C’est l’une des plus importantes affaires de blanchiment de ces dernières années, dévoilée ce mardi 23 septembre, par un simple communiqué du parquet de Marseille. Le démantèlement d’un réseau tentaculaire et international, mais centré sur la région marseillaise, qui permettait à des groupes criminels de la France entière, et notamment la DZ Mafia, d’écouler l’argent généré par le trafic de stupéfiants ou encore ses activités d’extorsion, par dizaines de millions d’euros. 

L’enquête ouverte le 6 janvier dernier par le parquet de la juridiction interrégionale spécialisée (Jirs) de Marseille trouve son origine de l’autre côté des Alpes, lorsque, quelques semaines plus tôt, en décembre 2024, les enquêteurs milanais de la Guardia di Finanza, les douaniers italiens, ont alerté leurs collègues de la Section de recherches de Marseille au sujet des activités d’une vaste organisation criminelle spécialisée dans le blanchiment d’argent.

Quelque 2,4 millions d'euros en petites coupures ont également été saisis lors de l'interception du convois de collecteurs entre l'Italie et l'Espagne.Quelque 2,4 millions d’euros en petites coupures ont également été saisis lors de l’interception du convois de collecteurs entre l’Italie et l’Espagne. DR

En effet, depuis au moins le mois d’octobre 2024, cette équipe hétéroclite basée à Milan et dirigée par des Kosovars et des personnes originaires du Moyen-Orient, concentrait des fonds d’origine douteuse en provenance de Marseille, essentiellement, mais aussi de Lyon et Paris, afin de les convertir en or. Les torrents d’argent liquide qui affluaient par millions d’euros à un rythme hebdomadaire, devenaient ainsi des lingots d’or qui étaient ensuite exportés vers la Turquie et passant par le Kosovo.   

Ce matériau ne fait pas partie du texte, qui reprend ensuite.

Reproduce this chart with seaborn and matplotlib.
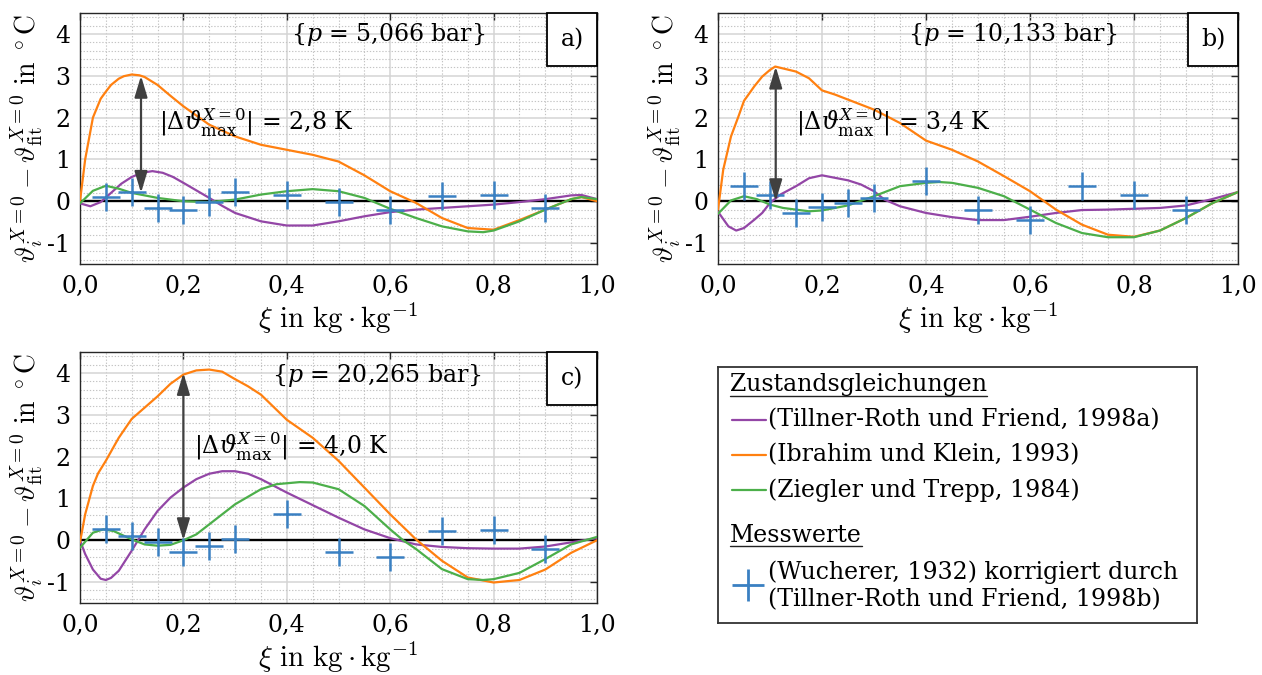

Des dizaines de lingots d’or dans les coffres

En un peu plus de dix mois, on estime que près de 30 millions ont ainsi traversé les Alpes après avoir été collectés par des équipes composées de Maghrébins et de ressortissants syriens, qui dissimulaient les masses de cash dans des véhicules spécialement aménagés.

Pour retracer l’origine des fonds, une équipe commune d’enquête franco-italienne a été mise en place, en lien avec les parquets anti-mafia de Milan et Rome. En France, durant des semaines, une centaine de gendarmes des Sections de recherches de Paris à Marseille, en passant par Strasbourg et Chambéry, appuyés par le GIGN, ont suivi les collecteurs en contact avec les réseaux locaux, dessinant peu à peu une vaste toile sur laquelle apparaissaient notamment des personnes liées au trafic de drogue et à la DZ Mafia.

Jusqu’à ce que le 7 septembre dernier, les juges d’instructions marseillais décident de déclencher une opération à l’occasion d’un énième convoi, détecté entre l’Italie et l’Espagne, permettant outre l’interpellation de sept suspects, de saisir 55 kilos d’or pur, sous forme de lingots de 1kg poinçonnés et numérotés (l’équivalent, au cours actuel de 5,5M€)  et près de 2,4 millions d’euros en billets, majoritairement de 10, 20 et 50€.

Un deuxième coup de filet au bord de l’étang de Berre

Deux semaines après cette spectaculaire saisie, un deuxième coup de filet a été déclenché ce mardi 23 septembre, en lien avec les autorités judiciaires italiennes. C’est cette fois autour de l’Étang de Berre que les gendarmes ont encore interpellé huit autres de leurs cibles, tandis qu’au même moment, cinq suspects étaient appréhendés de l’autre côté des Alpes.

Pas moins de 17 perquisitions ont été réalisées à Vitrolles, Marignane, Martigues et Berre, où ce sont encore près de 220 000€ en liquide qui ont été saisis, outre des véhicules et des objets de luxe, bijoux et maroquinerie. Les suspects sont désormais entendus en garde à vue par les gendarmes de la Section de recherches de Marseille.